- Spanish-language video poster
- Directed by: Charles B. Griffith
- Written by: Charles B. Griffith Lane Smith
- Produced by: Reid Shane Roger Corman (executive producer)
- Starring: Mel Welles Robert Jayne David Carradine Lana Clarkson Sid Haig
- Cinematography: Geza Sinkovics
- Edited by: Jonas Thaler
- Music by: David M. Rubin
- Distributed by: Concorde Pictures
- Release date: March 1989;
- Country: United States

= Wizards of the Lost Kingdom II =

Wizards of the Lost Kingdom II is a 1989 American sword and sorcery film written and directed by Charles B. Griffith and starring David Carradine, Mel Welles and Lana Clarkson.

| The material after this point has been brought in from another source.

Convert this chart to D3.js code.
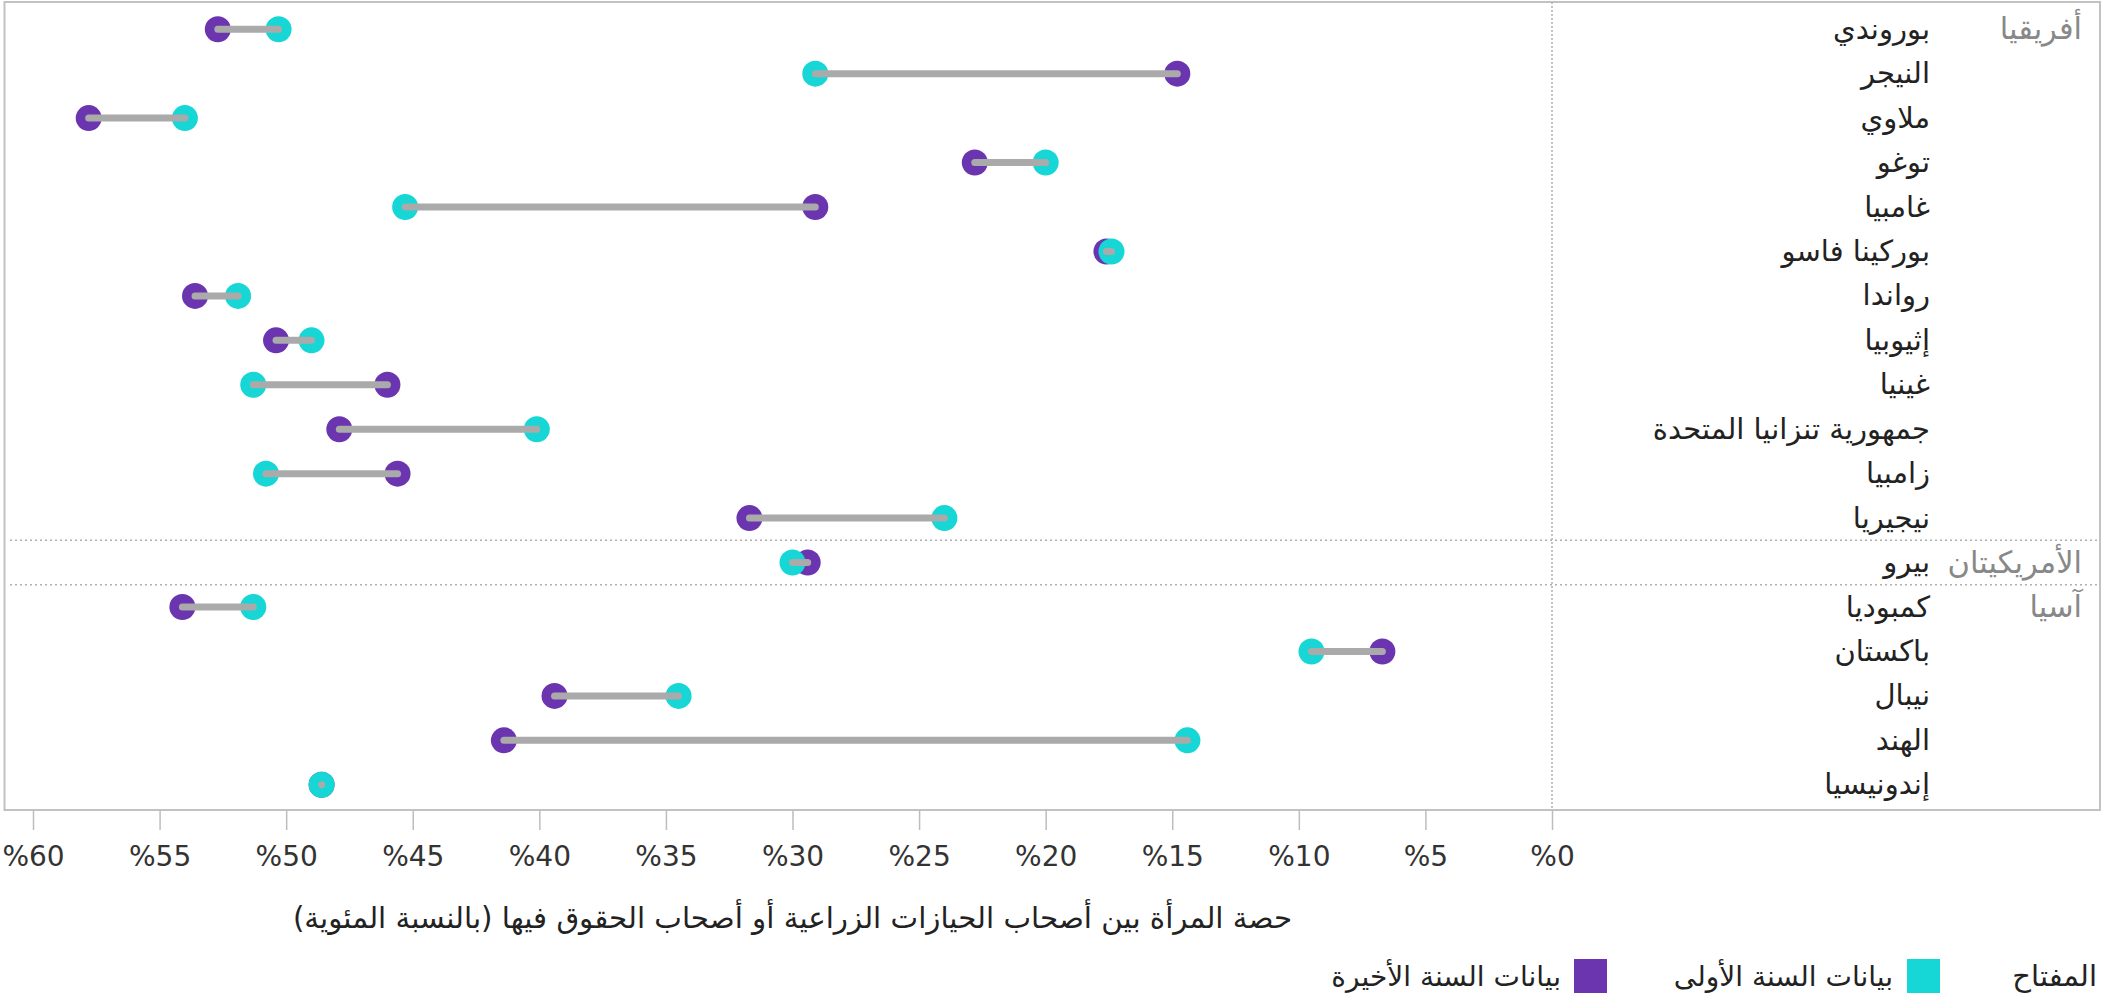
<!DOCTYPE html>
<html>
<head>
<meta charset="utf-8">
<script src="https://cdn.jsdelivr.net/npm/d3@7"></script>
<style>
  html, body { margin: 0; padding: 0; background: #fff; }
  svg { display: block; }
  text { font-family: "DejaVu Sans", "Noto Sans", sans-serif; }
</style>
</head>
<body>
<svg id="chart" width="2104" height="1003"></svg>
<script>
// ---- data ----
const countries = ["بوروندي","النيجر","ملاوي","توغو","غامبيا","بوركينا فاسو","رواندا","إثيوبيا","غينيا","جمهورية تنزانيا المتحدة","زامبيا","نيجيريا","بيرو","كمبوديا","باكستان","نيبال","الهند","إندونيسيا"];
const regionOf = ["أفريقيا","أفريقيا","أفريقيا","أفريقيا","أفريقيا","أفريقيا","أفريقيا","أفريقيا","أفريقيا","أفريقيا","أفريقيا","أفريقيا","الأمريكيتان","آسيا","آسيا","آسيا","آسيا","آسيا"];
const firstYear = [50.3, 29.1, 54.0, 20.0, 45.3, 17.4, 51.9, 49.0, 51.3, 40.1, 50.8, 24.0, 30.0, 51.3, 9.5, 34.5, 14.4, 48.6];
const lastYear  = [52.7, 14.8, 57.8, 22.8, 29.1, 17.6, 53.6, 50.4, 46.0, 47.9, 45.6, 31.7, 29.4, 54.1, 6.7, 39.4, 41.4, 48.6];
const tickValues = [0,5,10,15,20,25,30,35,40,45,50,55,60];
const axisTitle = "حصة المرأة بين أصحاب الحيازات الزراعية أو أصحاب الحقوق فيها (بالنسبة المئوية)\u200F";
const legendTitle = "المفتاح";
const seriesNames = ["بيانات السنة الأولى", "بيانات السنة الأخيرة"];
const colors = { first: "#16d6d6", last: "#6a35af", line: "#aaaaaa" };

// ---- layout ----
const svg = d3.select("#chart");
const frame = { left: 4.5, top: 2, right: 2100, bottom: 810 };
const x = d3.scaleLinear().domain([0, 60]).range([1552, 33]);
const y = d3.scaleBand().domain(countries).range([7, 807]).padding(0);
const cy = c => y(c) + y.bandwidth() / 2;

const rows = countries.map((c, i) => ({ country: c, region: regionOf[i], first: firstYear[i], last: lastYear[i] }));

// frame
svg.append("rect")
  .attr("x", frame.left).attr("y", frame.top)
  .attr("width", frame.right - frame.left).attr("height", frame.bottom - frame.top)
  .attr("fill", "none").attr("stroke", "#c2c2c2").attr("stroke-width", 2);

// zero dotted line
svg.append("line")
  .attr("x1", x(0)).attr("x2", x(0)).attr("y1", frame.top).attr("y2", frame.bottom)
  .attr("stroke", "#b0b0b0").attr("stroke-width", 1.5).attr("stroke-dasharray", "2,2");

// region separators
const separators = [];
rows.forEach((r, i) => { if (i > 0 && r.region !== rows[i - 1].region) separators.push(i); });
svg.selectAll("line.sep").data(separators).join("line")
  .attr("class", "sep")
  .attr("x1", 10).attr("x2", frame.right)
  .attr("y1", i => y(countries[i])).attr("y2", i => y(countries[i]))
  .attr("stroke", "#b0b0b0").attr("stroke-width", 1.5).attr("stroke-dasharray", "2,3");

// axis
const axis = d3.axisBottom(x).tickValues(tickValues).tickSize(20).tickPadding(16)
  .tickFormat(d => "%" + d);
const gx = svg.append("g").attr("transform", `translate(0,${frame.bottom})`).call(axis);
gx.select(".domain").remove();
gx.selectAll(".tick line").attr("stroke", "#bdbdbd").attr("stroke-width", 1.5);
gx.selectAll(".tick text").attr("fill", "#333").style("font-size", "28px")
  .style("font-family", '"DejaVu Sans", sans-serif');

// axis title
svg.append("text")
  .attr("x", (x(0) + x(60)) / 2).attr("y", 918).attr("dy", "0.35em")
  .attr("text-anchor", "middle").attr("fill", "#222").style("font-size", "29.3px")
  .text(axisTitle);

// country labels
svg.selectAll("text.country").data(rows).join("text")
  .attr("class", "country")
  .attr("x", 1930).attr("y", d => cy(d.country)).attr("dy", "0.33em")
  .attr("text-anchor", "end").attr("fill", "#222").style("font-size", "29px")
  .text(d => d.country);

// region labels
const regionStarts = rows.filter((r, i) => i === 0 || r.region !== rows[i - 1].region);
svg.selectAll("text.region").data(regionStarts).join("text")
  .attr("class", "region")
  .attr("x", 2082).attr("y", d => cy(d.country)).attr("dy", "0.33em")
  .attr("text-anchor", "end").attr("fill", "#888").style("font-size", "30.5px")
  .text(d => d.region);

// dots: last (purple) under first (cyan), connector on top
const g = svg.append("g");
g.selectAll("circle.last").data(rows).join("circle")
  .attr("class", "last")
  .attr("cx", d => x(d.last)).attr("cy", d => cy(d.country)).attr("r", 13)
  .attr("fill", colors.last);
g.selectAll("circle.first").data(rows).join("circle")
  .attr("class", "first")
  .attr("cx", d => x(d.first)).attr("cy", d => cy(d.country)).attr("r", 13)
  .attr("fill", colors.first);
g.selectAll("line.conn").data(rows).join("line")
  .attr("class", "conn")
  .attr("x1", d => x(d.first)).attr("x2", d => x(d.last))
  .attr("y1", d => cy(d.country)).attr("y2", d => cy(d.country))
  .attr("stroke", colors.line).attr("stroke-width", 7).attr("stroke-linecap", "round");

// legend
const ly = 976;
svg.append("text")
  .attr("x", 2097).attr("y", ly).attr("dy", "0.35em")
  .attr("text-anchor", "end").attr("fill", "#222").style("font-size", "29px")
  .text(legendTitle);
const legendItems = [
  { name: seriesNames[0], color: colors.first, sx: 1907, tx: 1893 },
  { name: seriesNames[1], color: colors.last, sx: 1574, tx: 1561 }
];
const lg = svg.selectAll("g.leg").data(legendItems).join("g").attr("class", "leg");
lg.append("rect")
  .attr("x", d => d.sx).attr("y", ly - 17).attr("width", 33).attr("height", 34)
  .attr("fill", d => d.color);
lg.append("text")
  .attr("x", d => d.tx).attr("y", ly).attr("dy", "0.35em")
  .attr("text-anchor", "end").attr("fill", "#222").style("font-size", "28px")
  .text(d => d.name);
</script>
</body>
</html>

It was Griffith's last feature film credit and is a sequel to the Argentine-American cult film Wizards of the Lost Kingdom (1985).

==Plot==
The aging and incompetent wizard Caedmon is tasked by Grand-Wizard Vanir with training the young farmhand Tyor in the ways of magic, as he is the Chosen One, destined to free the three kingdoms from the three evil sorcerers that rule them with the power of three magical objects.

To do so, Tyor must pass a test in each kingdom. In the first kingdom, Baldor must free Prince Erman to spark an uprising and defeat the evil sorcerer Loki, who is holding three maidens hostage. Loki tries to defeat Caedmon and Tyor with the Amulet of Light, his source of power, but is disarmed by the latter and turned to stone with his own weapon.

With the help of Princess Amathea, a female warrior, they liberate her kingdom of Venir from the evil sorcerer Donar. As his second test, Tyor is tasked by Vanir to face Donar alone and obtain his source of power, the magical Sword of Justice. In the castle, he is almost seduced by the magic of Freya, Donar's mistress, but in the end, he overcomes her spell and obtains the sword. At dawn, Amathea leads an attack on Donar's colliseum and liberates her kingdom, but Donar escapes to Zord, the third kingdom ruled by Zarz.

On their way there, they reencounter the Dark One, a legendary warrior, and are able to enlist his help in liberating the kingdom. The Dark One kills the Protector, a monster guarding the evil sorcerer Zarz's castle, but Tyor, Caedmon, and Idun, the Dark One's wife, are taken prisoner. The Dark One takes the Sword of Justice and aids the townsfolk in their uprising, alongside Erman and Amathea. Zarz takes the amulet from Tyor and tries to seduce him to the dark side with his magical chalice, Tyor's final test, but fails. Caedmon attacks the two sorcerers but is overpowered. Just as they are about to kill him, Tyor unleashes his magic and kills Donar. Zarz faces Tyor, now armed with the Sword of Justice that the Dark One returned to him. Tyor hurls the sword at Zarz with magically enhanced strength and impales him.

Vanir appears and tasks the Dark One with naming the new ruler of the now united kingdoms, who chooses Erman and Amathea as king and queen. Tyor, now in possession of sword, chalice, and amulet, is named the new Grand-Wizard by Vanir and tasked with training Caedmon and further honing his craft through training and travel. The Dark One returns to his inn.

==Cast==
- Mel Welles	as Caedmon
- Robert Jayne as Tyor (as Bobby Jacoby)
- David Carradine as The Dark One
- Susan Lee Hoffman as Idun
- Blake Bahner as Erman
- Lana Clarkson as Amathea
- Henry Brandon as Zarz
- Wayne Grace as Vanir
- Edward Blackoff as Loki
- Victoria Hemingson as Maiden
- Sid Haig as Donar
- Diana Barton as Freyja

==Production==
The film includes stock footage of characters, scenes as well as plot devices and objects from the first film, Deathstalker and its sequel, Barbarian Queen, Amazons and The Warrior and the Sorceress, all of which were also a co-production between Argentina and United States and starred several of the co-stars, such as Clarkson and Carradine. At times, entire scenes, especially battle sequences, of the other movies are reused and dubbed with new dialogue to make them appear as new footage.

Ed Naha, writer of the first film,
stated:
Three years later I'm at a wedding reception for a friend who still works for Roger. And Roger's there. So we're chatting and kidding around, and I said, 'Ah, man, remember that "Wizards of the Lost Kingdom" movie?' And he said, 'Oh, y'know, that did very well in video. We filmed a sequel!'

==Release==
Wizards of the Lost Kingdom II was distributed on home video by 20:20 Vision in the United Kingdom in April 1990.

==Legacy==
In April 2017 Wizards of the Lost Kingdom II and its predecessor were both featured on the eleventh season of Mystery Science Theater 3000.